Friday, 25 May 2012

Number 12: The world's simplest electric motor

I saw this astonishingly simple motor described over at the fab proton's for breakfast blog and had to have a go.


All you need is:
  • A small stack of 12mm diameter disk magnets (I get mine from emagnets)
  • A 1.5V AA battery
  • A length of stiff but bendable copper wire
  • A penny 

Safety:
The magnets are very strong. Watch out they can fly together and shatter. 

What to do:


1. Stick the magnets onto the negative end of the battery.

2. Place the penny on the top of the battery.
3. Bend the wire so that it balances on the top of the penny whilst the other end only just touches magnets.


4. And watch it spin!


What's going?

When the copper wire touches the magnet a circuit is completed and electricity runs through the wire. When electricity passes through a wire it generates a magnetic field. This then interacts with the magnets at the bottom of the battery (in the same way as opposite poles of a magnet repel each other) and the who thing spins. Hey presto the world's simplest motor.

Thursday, 10 May 2012

Number 11: Grape plasma

We all know about the 3 states of matter, right? There's gases, liquids and solids. Well there's actually more than that (they don't bother teaching you about them in school) and one of them is plasma. It can be made by super heating gases to the point where the electrons get stripped off leaving charged ions and free electrons. Generally you need a lot of heat, like in a star or lightning to make it. Or some clever technology, like a plasma lamps. But it turns out you can also make plasma with a grape and a microwave oven.

Safety:
  1. The grapes get VERY hot so be careful when you take them out of the microwave. 
  2. The process also produces ozone gas, which is poisonous and can cause breathing difficulties. It doesn't produce a lot of it, but you probably don't want to do this experiment to many times. And if you are asthmatic its probably best to just watch it on youtube. 
  3. There is the potential to damage your microwave. I've never hurt mine but just be warned making  3000oC plasma may not do it much good. So ask whoever owns the oven if its OK first.

What you'll need:
  • A microwave oven
  • A grape
  • A knife
  • Kitchen towel
What to do:

1. Cut the grape in half along its equator. Make sure you keep the two halves attached by a bit of skin.



2. Place the cut surfaces on the kitchen towel to gentle dry them.


3. Turn the grapes back over and stick them in the microwave.
4. Turn it on. 




For the sake of this video I've used 4 grapes in one go. I advice you to do it one at a time.

5. When you (carefully) take the grape out you should see that its really pretty singed around the side. Which just goes to show how hot it go.





What's going on?
I have to confess that I'm not sure about this one. And judging from discussions elsewhere on the web there's no clear answer. So if someone would like to chip in and give us an explanation I'd be glad to hear it.

Tuesday, 1 May 2012

Number 10: Polishing the silver

There's all sort of potions and polishes that you can buy to clean up the silver.

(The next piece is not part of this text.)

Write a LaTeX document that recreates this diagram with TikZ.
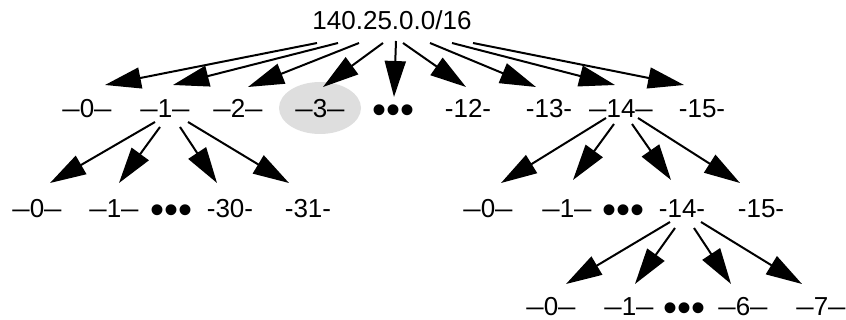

Don't buy any of them. Because you can find everything you need to get the best cutlery sparking again in your kitchen cupboards.

What you'll need:

  • Bicarbonate of soda
  • Aluminium foil 
  • A cup or glass
  • Some tarnished silver spoon (its best if its solid silver, it will work with silver plated stuff, but you run the risk of removing the plating)





What to do:

1. Put a heaped teaspoon of bicarb into the glass.

2. Tear up 10 to 20 bits of foil and add them to the glass.


3. Put the spoon in the cup
4. Pour on hot water. Water from the hot tap will do fine. 


5.Stir and leave for 5 minutes.

6.Take the spoon out and inspect it. All the tarnish will have disappeared. 


Before
After



What's going on:

There's some pretty niffy chemistry going on here.  First lets dispel a little myth, the tarnish is not due to a reaction with silver and oxygen like a lot of people claim. Iron reacts with oxygen to make rust, but silver tarnish is something different. Silver tarnishes when it reacts with sulfur containing chemicals (usually hydrogen sulfide, which smells like rotten eggs) to produce silver sulfide. Eggs are particularly high in sulfur which is why they make your silver tarnish so quickly.

That's the easy bit. How the aluminium and bicarb work to clean the silver is a little more complicated.

Lets take a look at the chemicals that we start off with. You've got silver sulfide (the tarnish), sodium bicarbonate (the bicarbonate of soda), aluminium  hydroxide (the foil is actually covering in a layer of this, the aluminium itself is underneath and we need to get at it).

Step 1: The bicarbonate reacts with the aluminium hydroxide and turns is back to aluminium.
Step 2: The aluminium reacts with the silver sulfide to make silver and aluminium sulfide.

and that leaves you with nice clean silver.